Many forms of illicit trade, however, occur completely outside of the legitimate distribution chain. If counterfeit or copied codes are introduced to buyers, sellers and consumers who do not attempt to authenticate the product, the system is rendered ineffective. The same for smuggling – product that was diverted illegally from France to Moldova, and is then sold by street sellers in Moldova would not trigger a red flag. If the system is designed well, it could show that some product in France went unaccounted for, since the blockchain would have terminated at a point, but illicit diversion might not be picked up. Take cigarette diversion in the United States as another example. Excisable goods with blockchain technology on stamps or product would move along the supply chain. The Ledger would show that the product was sold legally from manufacture to wholesaler to a retail outlet in Northern Virginia. The ledger would reflect that the item of value has moved to that location. If the product from there is smuggled to New York, outside the legitimate chain, the blockchain system would not alert it. Only, if product is seized in New York, would the blockchain flag that product as diverted from Northern Virginia.
Unfortunately that is not a significant improvement over today’s tax stamp technologies. The most applicable use currently for blockchain would be to utilize it for manufacturer applied codes to authenticate product. The secure blockchain technology would allow trade participants and consumers to authenticate product. The blockchain technology would identify fake and even copied codes. While this still requires the active participation of motivated consumers and retailers, blockchain has the ability to eliminate the issue of fake or copied product authentication codes.
Conclusion Blockchain is a very elegant authentication feature, which enables the quick authentication of any product by motivated parties. They key word here being “motivated parties.” If consumers or other participants do not have an interest in authenticating product, blockchain does not add much value.

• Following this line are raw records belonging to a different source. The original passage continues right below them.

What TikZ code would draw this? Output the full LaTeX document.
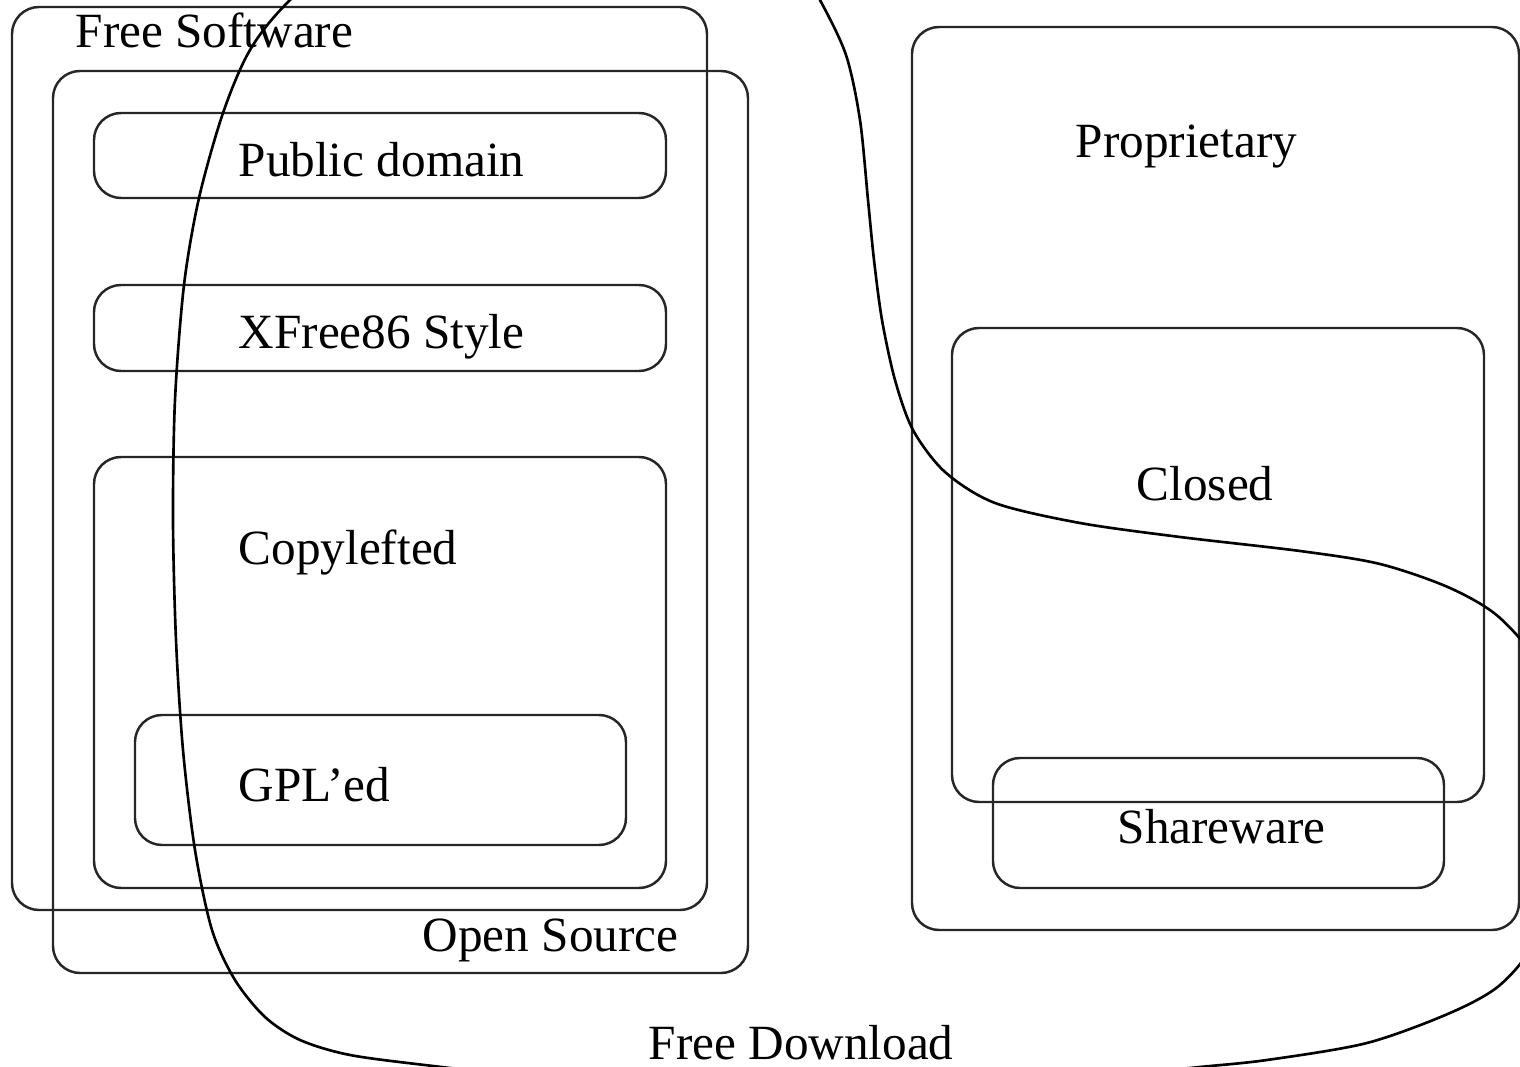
\documentclass[tikz,border=0pt]{standalone}
\usepackage{fontspec}
\setmainfont{Liberation Serif}
\begin{document}
\begin{tikzpicture}[x=0.01cm,y=-0.01cm,
  region/.style={draw=black!85, line width=0.7pt, rounded corners=0.27cm},
  lbl/.style={anchor=base west, inner sep=0pt, font=\fontsize{14}{16}\selectfont},
  border/.style={draw=black, line width=0.75pt}]
\useasboundingbox (0,0) rectangle (1520,1067);

% licence families on the left
\draw[region] (12,7) rectangle (707,910);     % free software
\draw[region] (53,71) rectangle (748,973);    % open source
\draw[region] (94,113) rectangle (666,198);   % public domain
\draw[region] (94,285) rectangle (666,371);   % xfree86 style
\draw[region] (94,457) rectangle (666,888);   % copylefted
\draw[region] (135,715) rectangle (626,845);  % gpl

% proprietary side
\draw[region] (912,27) rectangle (1519,930);  % proprietary
\draw[region] (952,328) rectangle (1484,802); % closed
\draw[region] (993,758) rectangle (1444,888); % shareware

% labels
\node[lbl] (freesw)   at (75,48)    {Free Software};
\node[lbl] (pubdom)   at (238,177)  {Public domain};
\node[lbl] (xfree)    at (238,349)  {XFree86 Style};
\node[lbl] (copyleft) at (238,565)  {Copylefted};
\node[lbl] (gpl)      at (238,802)  {GPL’ed};
\node[lbl] (opensrc)  at (422,952)  {Open Source};
\node[lbl] (prop)     at (1075,158) {Proprietary};
\node[lbl] (closed)   at (1136,501) {Closed};
\node[lbl] (share)    at (1117,844) {Shareware};
\node[lbl] (freedl)   at (648,1060) {Free Download};

% the free download region, a loop that runs past the page edges
\begin{scope}
\clip (0,0) rectangle (1520,1067);
\draw[border] plot[smooth cycle] coordinates {
  (560,-150) (390,-90) (290,0) (250,50) (223,113) (199,198) (184,285)
  (175,400) (173,520) (176,640) (183,750) (195,850) (212,930) (235,980)
  (265,1017) (300,1040) (350,1055) (433,1066) (560,1080) (700,1088)
  (850,1090) (1000,1085) (1120,1075) (1200,1067) (1267,1060)
  (1367,1043) (1450,1013) (1500,985) (1535,940) (1553,860) (1555,760)
  (1540,670) (1500,618) (1450,588) (1380,564) (1300,551) (1180,537)
  (1080,523) (995,503) (945,472) (913,430) (895,380) (882,320)
  (874,260) (868,200) (860,120) (846,55) (820,0) (790,-50) (720,-115)};
\end{scope}
\end{tikzpicture}
\end{document}
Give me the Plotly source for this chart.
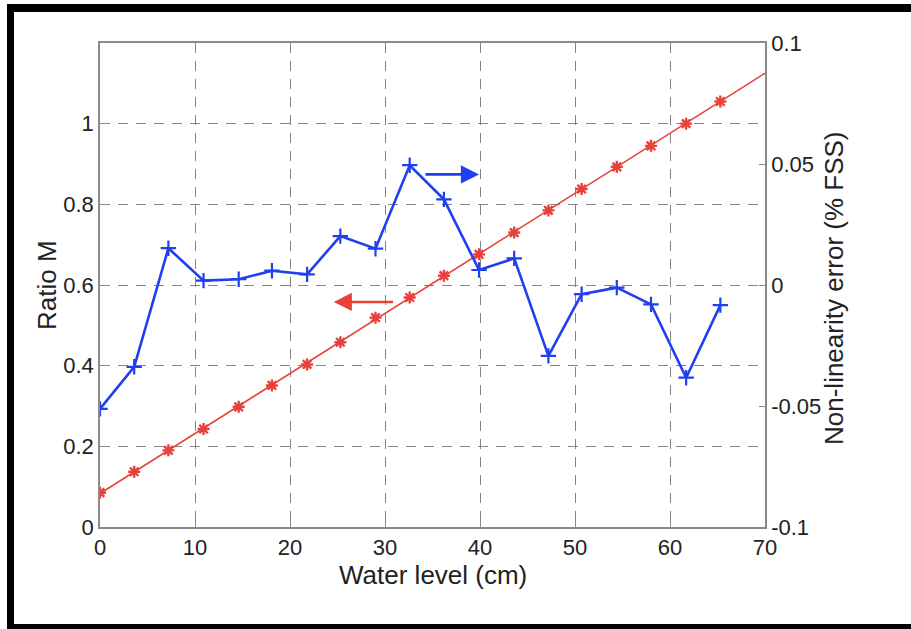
import plotly.graph_objects as go

# ---- data ----
water_level = [0.0, 3.6, 7.2, 10.9, 14.6, 18.1, 21.8, 25.3, 29.0, 32.6,
               36.2, 39.9, 43.6, 47.2, 50.7, 54.4, 58.0, 61.7, 65.3]
ratio_m = [0.085, 0.137, 0.190, 0.243, 0.298, 0.351, 0.403, 0.458, 0.519, 0.569,
           0.623, 0.676, 0.730, 0.785, 0.838, 0.893, 0.945, 1.000, 1.055]
nonlin_err = [-0.0512, -0.0338, 0.0152, 0.0018, 0.0024, 0.0059, 0.0044, 0.0202, 0.0150, 0.0495,
              0.0354, 0.0062, 0.0110, -0.0293, -0.0038, -0.0011, -0.0080, -0.0383, -0.0083]
fit_x = [0.0, 70.0]
fit_y = [0.083, 1.125]

x_ticks = [0, 10, 20, 30, 40, 50, 60, 70]
y_left_ticks = [0, 0.2, 0.4, 0.6, 0.8, 1.0]
y_left_labels = ["0", "0.2", "0.4", "0.6", "0.8", "1"]
y_right_ticks = [-0.1, -0.05, 0, 0.05, 0.1]
y_right_labels = ["-0.1", "-0.05", "0", "0.05", "0.1"]

x_title = "Water level (cm)"
y_left_title = "Ratio M"
y_right_title = "Non-linearity error (% FSS)"

# arrows: (tail x, head x, y)
blue_arrow = (34.1, 39.9, 0.0457)
red_arrow = (31.0, 24.6, 0.558)

RED = "#e8413a"
BLUE = "#1f3ff0"
AX = "#8a8a8a"
GRID = "#858585"
FONT = "Liberation Sans, Arial, sans-serif"

fig = go.Figure()
fig.add_trace(go.Scatter(x=fit_x, y=fit_y, mode="lines",
                         line=dict(color=RED, width=1.6), hoverinfo="skip",
                         showlegend=False))
fig.add_trace(go.Scatter(x=water_level, y=ratio_m, mode="markers",
                         marker=dict(symbol="asterisk", size=10,
                                     line=dict(color=RED, width=2.4)),
                         showlegend=False))
fig.add_trace(go.Scatter(x=water_level, y=nonlin_err, mode="lines+markers", yaxis="y2",
                         line=dict(color=BLUE, width=2.6),
                         marker=dict(symbol="cross-thin", size=11,
                                     line=dict(color=BLUE, width=2.2)),
                         showlegend=False))

fig.add_annotation(x=blue_arrow[1], y=blue_arrow[2], ax=blue_arrow[0], ay=blue_arrow[2],
                   xref="x", yref="y2", axref="x", ayref="y2", text="", showarrow=True,
                   arrowhead=2, arrowsize=1.4, arrowwidth=2.6, arrowcolor=BLUE)
fig.add_annotation(x=red_arrow[1], y=red_arrow[2], ax=red_arrow[0], ay=red_arrow[2],
                   xref="x", yref="y", axref="x", ayref="y", text="", showarrow=True,
                   arrowhead=2, arrowsize=1.4, arrowwidth=2.6, arrowcolor=RED)

# pixel -> paper helpers (plot area spans px x 100..765, y 43..527)
def px2paper_x(p):
    return (p - 100) / 665.0

def px2paper_y(p):
    return (527 - p) / 484.0

# axis titles as annotations
fig.add_annotation(x=px2paper_x(432.5), y=px2paper_y(575), xref="paper", yref="paper",
                   text=x_title, showarrow=False, font=dict(size=26),
                   xanchor="center", yanchor="middle")
fig.add_annotation(x=px2paper_x(47), y=px2paper_y(285), xref="paper", yref="paper",
                   text=y_left_title, showarrow=False, font=dict(size=26), textangle=-90,
                   xanchor="center", yanchor="middle")
fig.add_annotation(x=px2paper_x(834), y=px2paper_y(288), xref="paper", yref="paper",
                   text=y_right_title, showarrow=False, font=dict(size=26), textangle=-90,
                   xanchor="center", yanchor="middle")

# black frame pieces
frame = [(7, 4, 911, 12), (7, 4, 14, 629), (7, 624, 911, 629)]
for x0, y0, x1, y1 in frame:
    fig.add_shape(type="rect", xref="paper", yref="paper",
                  x0=px2paper_x(x0), x1=px2paper_x(x1),
                  y0=px2paper_y(y0), y1=px2paper_y(y1),
                  fillcolor="black", line=dict(width=0), layer="above")

fig.update_layout(
    width=911, height=629,
    margin=dict(l=100, r=146, t=43, b=102),
    paper_bgcolor="white", plot_bgcolor="white",
    font=dict(family=FONT, size=22, color="#222222"),
    xaxis=dict(range=[0, 70], tickvals=x_ticks, showline=True, linecolor=AX, linewidth=1.5,
               mirror="ticks", ticks="inside", ticklen=6, tickcolor=AX,
               showgrid=True, gridcolor=GRID, gridwidth=1.3, griddash="10px,8px",
               zeroline=False),
    yaxis=dict(range=[0, 1.2], tickvals=y_left_ticks, ticktext=y_left_labels,
               showline=True, linecolor=AX, linewidth=1.5, ticks="inside", ticklen=6,
               tickcolor=AX, showgrid=True, gridcolor=GRID, gridwidth=1.3,
               griddash="10px,8px", zeroline=False),
    yaxis2=dict(range=[-0.1, 0.1], tickvals=y_right_ticks, ticktext=y_right_labels,
                overlaying="y", side="right", showline=True, linecolor=AX, linewidth=1.5,
                ticks="inside", ticklen=6, tickcolor=AX, showgrid=False, zeroline=False),
)

fig.write_html("out.html", config={"displayModeBar": False},
               post_script="document.body.style.margin='0';document.body.style.padding='0';")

But in a system where parties are motivated to authenticate, it adds some very powerful and secure features. Even more interesting, blockchain technology, if applied to tax stamps or excisable products, almost entirely eliminates the need for overt or covert security features to authenticate. Since blockchain is so secure, there would be no need to add various layers of overt and covert features to authenticate.
The blockchain supporting the code due to its distributed nature becomes impossible to fake or copy. This could provide a great opportunity for revenue authorities to add authentication to its excisable goods and stamps without incurring the costs of expensive overt and covert features. Blockchain also has the ability to make product authentication codes applied by manufacturers more secure.